Kingfisher cut its full-year profit forecast to £590 million, down from £634 million. It reported a drop in first-half profit before tax of a third, to £317 million.
It came with what the FTSE 100 company called “weaker consumer sentiment” and a “challenging ... macroeconomic backdrop” in Poland, where high inflation is high and interest rates have risen sharply.
Those conditions also apply in the UK, where the Bank of England may hike the cost of borrowing for the fifteenth consecutive time this Thursday.
But Kingfisher’s chief executive Thierry Garnier told the Standard that while the company was “following carefully” the BOE rate call, he did not expect similar problems to hit the core UK market, where he runs 300 B&Q branches and around 840 Screwfix outlets.
“I think there is already a significant difference in consumer sentiment between Poland and the UK. It’s not only around rates, it’s around consumer sentiment and the perception of inflation and the cost of living.”

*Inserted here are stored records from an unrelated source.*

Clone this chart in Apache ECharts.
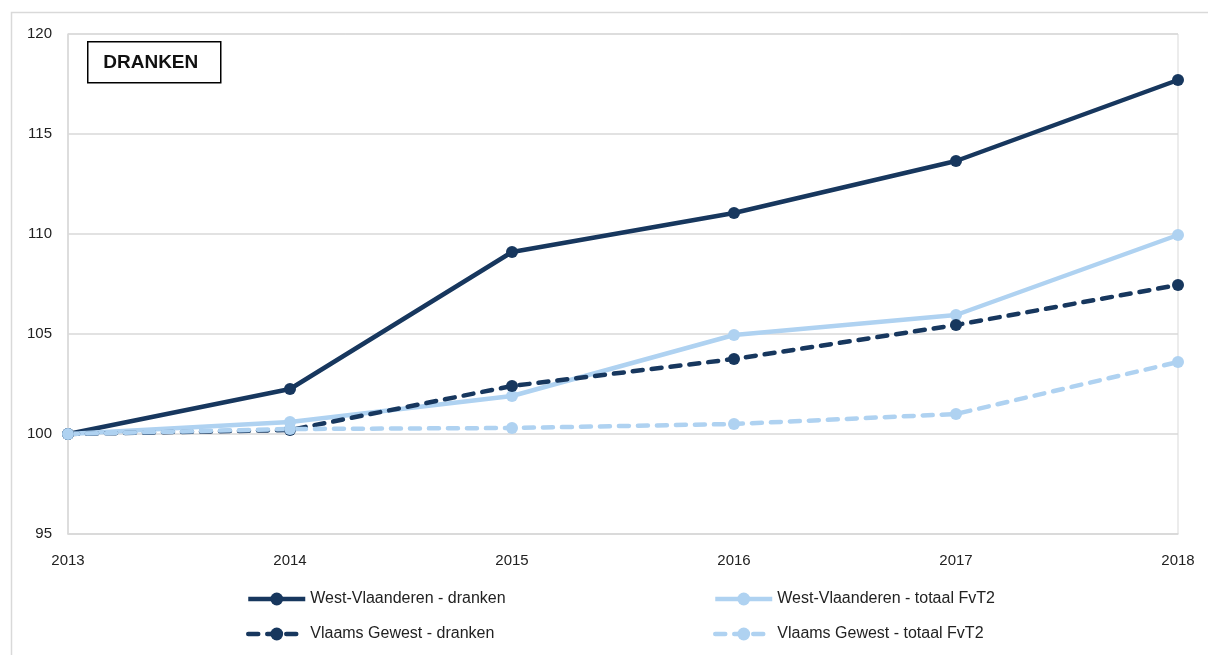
<!DOCTYPE html>
<html>
<head>
<meta charset="utf-8">
<script src="https://cdn.jsdelivr.net/npm/echarts@6/dist/echarts.min.js"></script>
<style>
  html, body { margin: 0; padding: 0; background: #fff; }
  #chart { width: 1208px; height: 655px; }
</style>
</head>
<body>
<div id="chart"></div>
<script>
const years = ["2013", "2014", "2015", "2016", "2017", "2018"];
const wvDranken = [100, 102.25, 109.1, 111.05, 113.65, 117.7];
const wvTotaal = [100, 100.6, 101.9, 104.95, 105.95, 109.95];
const vgDranken = [100, 100.2, 102.4, 103.75, 105.45, 107.45];
const vgTotaal = [100, 100.25, 100.3, 100.5, 101.0, 103.6];

const navy = "#17375E";
const lightBlue = "#AFD2F1";
const font = "Liberation Sans, Arial, sans-serif";

const chart = echarts.init(document.getElementById("chart"), null, { renderer: "canvas" });

const makeSeries = (name, data, color, dashed) => ({
  name,
  type: "line",
  data,
  symbol: "circle",
  symbolSize: 12,
  itemStyle: { color },
  lineStyle: {
    color,
    width: 4.5,
    type: dashed ? [10, 9] : "solid",
    cap: dashed ? "round" : "butt",
  },
  animation: false,
});

const legendBase = {
  top: 591,
  orient: "vertical",
  padding: 0,
  itemGap: 19,
  itemWidth: 57,
  itemHeight: 16,
  itemTextGap: 4,
  lineStyle: { width: 4.5 },
  textStyle: { color: "#222", fontSize: 16, fontFamily: font },
};

chart.setOption({
  backgroundColor: "#fff",
  textStyle: { fontFamily: font },
  grid: {
    left: 68,
    right: 30,
    top: 34,
    bottom: 121,
    show: true,
    borderColor: "#d9d9d9",
    borderWidth: 1,
  },
  xAxis: {
    type: "category",
    data: years,
    boundaryGap: false,
    axisLine: { lineStyle: { color: "#d9d9d9", width: 1.5 } },
    axisTick: { show: false },
    axisLabel: { color: "#222", fontSize: 15, margin: 19, fontFamily: font },
    splitLine: { show: false },
  },
  yAxis: {
    type: "value",
    min: 95,
    max: 120,
    interval: 5,
    axisLine: { show: true, lineStyle: { color: "#d9d9d9", width: 1.5 } },
    axisTick: { show: false },
    axisLabel: { color: "#222", fontSize: 15, margin: 16, fontFamily: font },
    splitLine: { lineStyle: { color: "#d9d9d9", width: 1.5 } },
  },
  legend: [
    Object.assign({}, legendBase, {
      left: 246,
      data: ["West-Vlaanderen - dranken", "Vlaams Gewest - dranken"],
    }),
    Object.assign({}, legendBase, {
      left: 713,
      data: ["West-Vlaanderen - totaal FvT2", "Vlaams Gewest - totaal FvT2"],
    }),
  ],
  graphic: [
    {
      type: "rect",
      left: 9,
      top: 10,
      shape: { width: 1300, height: 700 },
      style: { fill: "none", stroke: "#d9d9d9", lineWidth: 1.5 },
      silent: true,
    },
    {
      type: "group",
      left: 87,
      top: 41,
      children: [
        {
          type: "rect",
          shape: { x: 0, y: 0, width: 133, height: 41 },
          style: { fill: "#fff", stroke: "#000", lineWidth: 1.5 },
        },
        {
          type: "text",
          x: 63,
          y: 21,
          style: {
            text: "DRANKEN",
            fill: "#111",
            font: "bold 19px " + font,
            align: "center",
            verticalAlign: "middle",
          },
        },
      ],
    },
  ],
  series: [
    makeSeries("West-Vlaanderen - dranken", wvDranken, navy, false),
    makeSeries("West-Vlaanderen - totaal FvT2", wvTotaal, lightBlue, false),
    makeSeries("Vlaams Gewest - dranken", vgDranken, navy, true),
    makeSeries("Vlaams Gewest - totaal FvT2", vgTotaal, lightBlue, true),
  ],
});
</script>
</body>
</html>
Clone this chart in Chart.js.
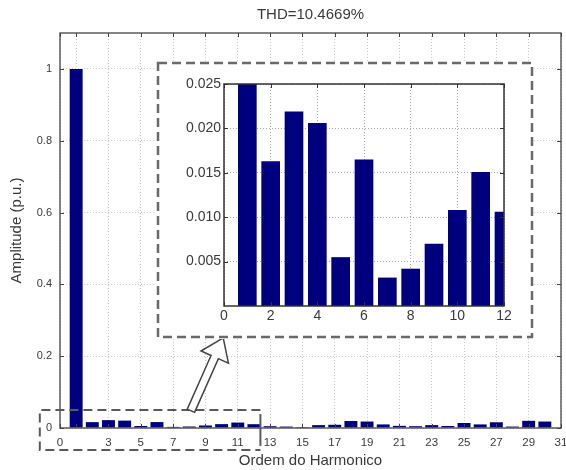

He also said that in the UK trade customers were “busy”, with over 80% of the professional builders it regularly surveys from its customer base saying they were getting busier.
The company’s trading update said its core UK business continued to have “positive momentum and “good growth.” It is testing smaller Screwfix outlets, called “Collect” and “SXR”, where builders can pick up orders from places too small for a full trade counter.
It also plans to roll out more, smaller B&Q Local branches to high streets, in a move away from the chain’s signature out-of-town warehouse-sized stores. The new format has been trialled in Camden and Palmer’s Green.
But Garnier said Kingfisher had not considered buying any of the bankrupt Wilko stores, after the collapse of the town centre homewares chain.
“We wish to have more B&Q Local around London, that’s our priority, but there is nothing specific to Wilko or other available space.”
Sales of big ticket items – typically kitchen and bathroom refits – were healthy and Kingfisher expects volume for higher-cost purchases to improve in the second half.
France’s Brico Dépôt had a “weaker performance ... following unsuccessful reallocation of marketing to digital”, adding to the impact of the problems in Poland.
Richard Hunter, head of markets at Interactive Investor, said Kingfisher had “a troubled half-year of trading,” adding:
“Despite an accelerated transformation which was required due to the pandemic, Kingfisher remains a work in progress. The main UK and Ireland market clearly has its own challenges in what is likely still a rising interest rate environment, let alone the ferocity of competition which is central to retailing as a whole.”
Kingfisher’s stock fell 16p to 220p, a drop of 7%.
There were even bigger losses for Safestyle, the maker of windows and doors. It slumped by 44% to 4.68p, a record low, after it issued its third profit warning this year, with orders falling behind forecasts from mid-August.
The run of bleak news from the sector left other DIY companies looking exposed on the stock market. Wickes fell 3p to 141.3p.